The three granddaughters all know the story of how their grandmother was discovered in Memphis. King Wallis Vidor, an accomplished screenwriter and film director, set out in 1928 to make a blockbuster “race film” using an “all-black” cast.

He received a Best Director Academy Award (Oscar) nomination for “Hallelujah.” It was the first time a “white film director” endeavored to work with an entirely African-American cast.

He was nominated five times for a Best Director Oscar, and won eight international film awards. Vidor received an honorary Oscar to cap the end of a stellar career.

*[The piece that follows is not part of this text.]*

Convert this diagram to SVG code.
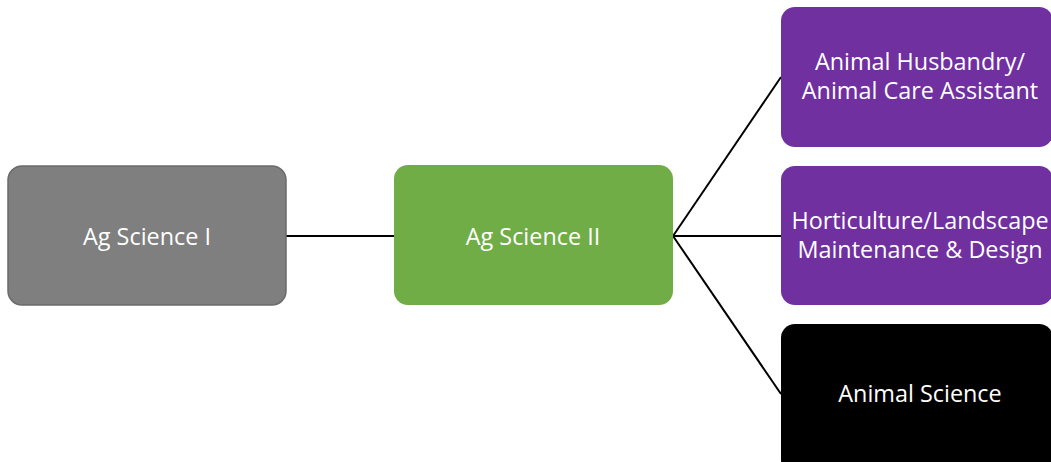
<svg xmlns="http://www.w3.org/2000/svg" width="1051" height="462" viewBox="0 0 1051 462">
<style>
.t{font-family:"Open Sans","Liberation Sans",sans-serif;font-size:23.4px;fill:#fff;text-anchor:middle}
.c{stroke:#000;stroke-width:2;fill:none}
</style>
<rect width="1051" height="462" fill="#fff"/>
<g id="connectors">
<line class="c" x1="286" y1="236" x2="394" y2="236"/>
<line class="c" x1="673" y1="236" x2="781" y2="77"/>
<line class="c" x1="673" y1="236" x2="781" y2="236"/>
<line class="c" x1="673" y1="236" x2="781" y2="394"/>
</g>
<g id="ag1">
<rect x="8" y="166" width="278" height="139" rx="14" fill="#7f7f7f" stroke="#6b6b6b" stroke-width="1.5"/>
<text class="t" x="147" y="245">Ag Science I</text>
</g>
<g id="ag2">
<rect x="394" y="165" width="279" height="140" rx="14" fill="#70ad47"/>
<text class="t" x="533" y="245">Ag Science II</text>
</g>
<g id="husbandry">
<rect x="781" y="7" width="272" height="140" rx="14" fill="#7030a0"/>
<text class="t" x="920" y="70">Animal Husbandry/</text>
<text class="t" x="920" y="99">Animal Care Assistant</text>
</g>
<g id="horticulture">
<rect x="781" y="166" width="272" height="139" rx="14" fill="#7030a0"/>
<text class="t" x="920" y="229">Horticulture/Landscape</text>
<text class="t" x="920" y="258">Maintenance &amp; Design</text>
</g>
<g id="animalscience">
<rect x="781" y="324" width="272" height="150" rx="14" fill="#000"/>
<text class="t" x="920" y="402">Animal Science</text>
</g>
</svg>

“A movie like that in the early 1900s was quite a spectacle,” said Verlene Carter. “Daniel L. Haynes and Nina Mae McKinney were singing and acting sensations of their day who got the leading roles. Other talented actors and actresses played supporting roles – dancing, singing, and performing choreographed movement. For its time, “Hallelujah” as a dramatic, musical film production was quite an accomplishment.”

Rubye Carter can remember her mother talking about the whole experience of filming the movie.

“Of course, it was before I was even born, but I remember Mother talking about how it was just a group of young people having fun,” she said. “Nina Mae McKinney was only 16 years old at the time. But they were all young, going to the set every day to sing and dance and congregate. It was great fun. That’s what mother talked about when she recalled the experience.”

Not only was Georgia Rodgers Woodruff musically gifted; she was a brown-skinned beauty just waiting to be discovered by Hollywood. But the happenstance seemed quite accidental.

The major characters for leading roles had been cast, and some scenes had been shot up north. Vidor determined that various Southern venues would lend authenticity to the production.

Eva Jessye, a Harlem Renaissance star gaining international fame as a choral conductor, was “Hallelujah’s” music director. She also was music director for Ira Gershwin’s production of “Porgy and Bess.”

The production was moving down South for a few weeks to film. The soprano chosen for the film refused to come South because of all the racial violence and hatred she read about.

Jessye had quite a challenge.

Pictured are: Rubye Woodruff Carter, Verlene Carter, Erlene Carter and Evelyn Carter.
(Courtesy photo)

Verlene, the other twin granddaughter, picks the story up from there.

“When Eva Jessye arrived in Memphis on the train, she asked some of the porters if they knew of a soprano who could be in the film,” Verlene said. “Someone told her to go to Central Baptist Church. She heard my grandmother, and asked her to come over to the hotel where the cast was staying.

“It was the old Traveler’s Inn. Vidor was staying at the Peabody, but the rest of the cast couldn’t stay at the Peabody at that time. Grandmother sang for them, and she was hired right on the spot.

“Scenes were shot on Porter Street near the present-day location of LeMoyne-Owen College. There was a bayou over there where the baptismal scene was shot. Many local extras in the community were used.

“There was singing, shouting, and choreographed movement as well as acting throughout the movie. For the plantation scenes, Wilson Brothers Plantation over in Arkansas was the actual setting.”

After local filming, the cast went to Hollywood to wrap up final shooting. Woodruff spent several weeks there shooting her role.

“My grandfather, William O. Woodruff, told her to come home, and she did,” said Evelyn Carter. “My grandmother returned home and continued playing in her church as well as many other prominent events and venues.

“People always remembered her as the movie actress. She played the organ at Metropolitan Baptist Church, just sitting on the organ in all that ‘fabulousness’ wearing fancy hats.”

Georgia Rodgers Woodruff lived with her family at 535 Alston Ave., off of Mississippi Boulevard in South Memphis. She taught school in Arkansas. Later, she worked at Woodstock High School in Shelby County and retired while teaching at Graceland Elementary School in Whitehaven.

She was 75 when she died in Memphis in January 1981. Her daughter, Rubye Carter, also is a retired educator, living in South Memphis.